>> START

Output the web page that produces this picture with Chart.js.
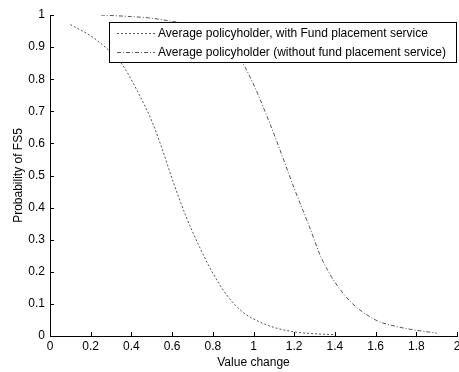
<!DOCTYPE html>
<html>
<head>
<meta charset="utf-8">
<script src="https://cdn.jsdelivr.net/npm/chart.js@4"></script>
<style>
    html, body { margin: 0; padding: 0; background: #fff; }
    #wrap { width: 459px; height: 372px; position: relative; }
</style>
</head>
<body>
<div id="wrap"><canvas id="chart"></canvas></div>
<script>
const seriesLabels = [
    'Average policyholder, with Fund placement service',
    'Average policyholder (without fund placement service)'
];

// left curve
const withX = [0.10, 0.20, 0.28, 0.35, 0.44, 0.50, 0.55, 0.60, 0.67, 0.735, 0.80, 0.868, 0.946, 1.03, 1.11, 1.21, 1.30, 1.40];
const withY = [0.97, 0.935, 0.895, 0.85, 0.75, 0.67, 0.585, 0.49, 0.37, 0.277, 0.196, 0.128, 0.075, 0.044, 0.025, 0.012, 0.007, 0.004];

// right curve
const withoutX = [0.25, 0.40, 0.50, 0.60, 0.70, 0.80, 0.86, 0.917, 0.995, 1.064, 1.127, 1.20, 1.275, 1.338, 1.456, 1.60, 1.70, 1.78, 1.90];
const withoutY = [1.00, 0.995, 0.99, 0.98, 0.97, 0.945, 0.92, 0.882, 0.791, 0.688, 0.585, 0.46, 0.34, 0.237, 0.121, 0.050, 0.03, 0.02, 0.009];

const xTicks = [0, 0.2, 0.4, 0.6, 0.8, 1, 1.2, 1.4, 1.6, 1.8, 2];
const yTicks = [0, 0.1, 0.2, 0.3, 0.4, 0.5, 0.6, 0.7, 0.8, 0.9, 1];

const FONT = "'Liberation Sans', Arial, sans-serif";

function toPoints(xs, ys) {
    return xs.map((x, i) => ({ x: x, y: ys[i] }));
}

// MATLAB style inward ticks + boxed legend inside the axes
const matlabBits = {
    id: 'matlabBits',
    afterDatasetsDraw(chart) {
        const ctx = chart.ctx;
        const area = chart.chartArea;
        const xs = chart.scales.x;
        const ys = chart.scales.y;
        ctx.save();
        ctx.strokeStyle = '#000';
        ctx.lineWidth = 1;
        ctx.beginPath();
        xTicks.forEach(v => {
            const px = Math.round(xs.getPixelForValue(v)) + 0.5;
            ctx.moveTo(px, area.bottom);
            ctx.lineTo(px, area.bottom - 4);
        });
        yTicks.forEach(v => {
            const py = Math.round(ys.getPixelForValue(v)) + 0.5;
            ctx.moveTo(area.left, py);
            ctx.lineTo(area.left + 4, py);
        });
        ctx.stroke();

        // legend box
        const box = { x: 109.5, y: 22.5, w: 347, h: 40 };
        ctx.fillStyle = '#fff';
        ctx.fillRect(box.x, box.y, box.w, box.h);
        ctx.strokeStyle = '#000';
        ctx.strokeRect(box.x, box.y, box.w, box.h);

        ctx.font = '12px ' + FONT;
        ctx.textBaseline = 'middle';
        ctx.fillStyle = '#000';
        chart.data.datasets.forEach((ds, i) => {
            const cy = 33.5 + i * 19;
            ctx.strokeStyle = ds.borderColor;
            ctx.setLineDash(ds.borderDash);
            ctx.beginPath();
            ctx.moveTo(117, cy);
            ctx.lineTo(155, cy);
            ctx.stroke();
            ctx.setLineDash([]);
            ctx.fillText(ds.label, 158, cy);
        });
        ctx.restore();
    }
};

new Chart(document.getElementById('chart'), {
    type: 'line',
    data: {
        datasets: [
            {
                label: seriesLabels[0],
                data: toPoints(withX, withY),
                borderColor: '#555',
                borderWidth: 1,
                borderDash: [2, 2],
                pointRadius: 0,
                fill: false,
                cubicInterpolationMode: 'monotone'
            },
            {
                label: seriesLabels[1],
                data: toPoints(withoutX, withoutY),
                borderColor: '#555',
                borderWidth: 1,
                borderDash: [4, 2, 1, 2],
                pointRadius: 0,
                fill: false,
                cubicInterpolationMode: 'monotone'
            }
        ]
    },
    options: {
        responsive: true,
        maintainAspectRatio: false,
        animation: false,
        layout: { padding: { top: 15, right: 2, left: 0, bottom: 0 } },
        plugins: {
            legend: { display: false },
            tooltip: { enabled: false }
        },
        scales: {
            x: {
                type: 'linear',
                min: 0,
                max: 2,
                afterBuildTicks: scale => { scale.ticks = xTicks.map(v => ({ value: v })); },
                afterFit: scale => {
                    scale.height = 36;
                    scale.paddingLeft = 0;
                    scale.paddingRight = 0;
                },
                grid: { display: true, drawOnChartArea: false, drawTicks: false },
                border: { display: true, color: '#000', width: 1 },
                ticks: {
                    color: '#000',
                    padding: 3,
                    maxRotation: 0,
                    autoSkip: false,
                    font: { family: FONT, size: 12 },
                    callback: v => String(Math.round(v * 10) / 10)
                },
                title: {
                    display: true,
                    text: 'Value change',
                    color: '#000',
                    padding: { top: 0, bottom: 2 },
                    font: { family: FONT, size: 12 }
                }
            },
            y: {
                type: 'linear',
                min: 0,
                max: 1,
                afterBuildTicks: scale => { scale.ticks = yTicks.map(v => ({ value: v })); },
                afterFit: scale => {
                    scale.width = 50;
                    scale.paddingTop = 0;
                    scale.paddingBottom = 0;
                },
                grid: { display: true, drawOnChartArea: false, drawTicks: false },
                border: { display: true, color: '#000', width: 1 },
                ticks: {
                    color: '#000',
                    padding: 5,
                    autoSkip: false,
                    font: { family: FONT, size: 12 },
                    callback: v => String(Math.round(v * 10) / 10)
                },
                title: {
                    display: true,
                    text: 'Probability of FS5',
                    color: '#000',
                    padding: { top: 11, bottom: 0 },
                    font: { family: FONT, size: 12 }
                }
            }
        }
    },
    plugins: [matlabBits]
});
</script>
</body>
</html>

>> END

__Given exercise__
Begin at the first line of the data above and repeat each line exactly, stopping after the line containing "0.012, 0.007, 0.004];". Omit the pictures.

__The completed task__
Output the web page that produces this picture with Chart.js.
<!DOCTYPE html>
<html>
<head>
<meta charset="utf-8">
<script src="https://cdn.jsdelivr.net/npm/chart.js@4"></script>
<style>
    html, body { margin: 0; padding: 0; background: #fff; }
    #wrap { width: 459px; height: 372px; position: relative; }
</style>
</head>
<body>
<div id="wrap"><canvas id="chart"></canvas></div>
<script>
const seriesLabels = [
    'Average policyholder, with Fund placement service',
    'Average policyholder (without fund placement service)'
];

// left curve
const withX = [0.10, 0.20, 0.28, 0.35, 0.44, 0.50, 0.55, 0.60, 0.67, 0.735, 0.80, 0.868, 0.946, 1.03, 1.11, 1.21, 1.30, 1.40];
const withY = [0.97, 0.935, 0.895, 0.85, 0.75, 0.67, 0.585, 0.49, 0.37, 0.277, 0.196, 0.128, 0.075, 0.044, 0.025, 0.012, 0.007, 0.004];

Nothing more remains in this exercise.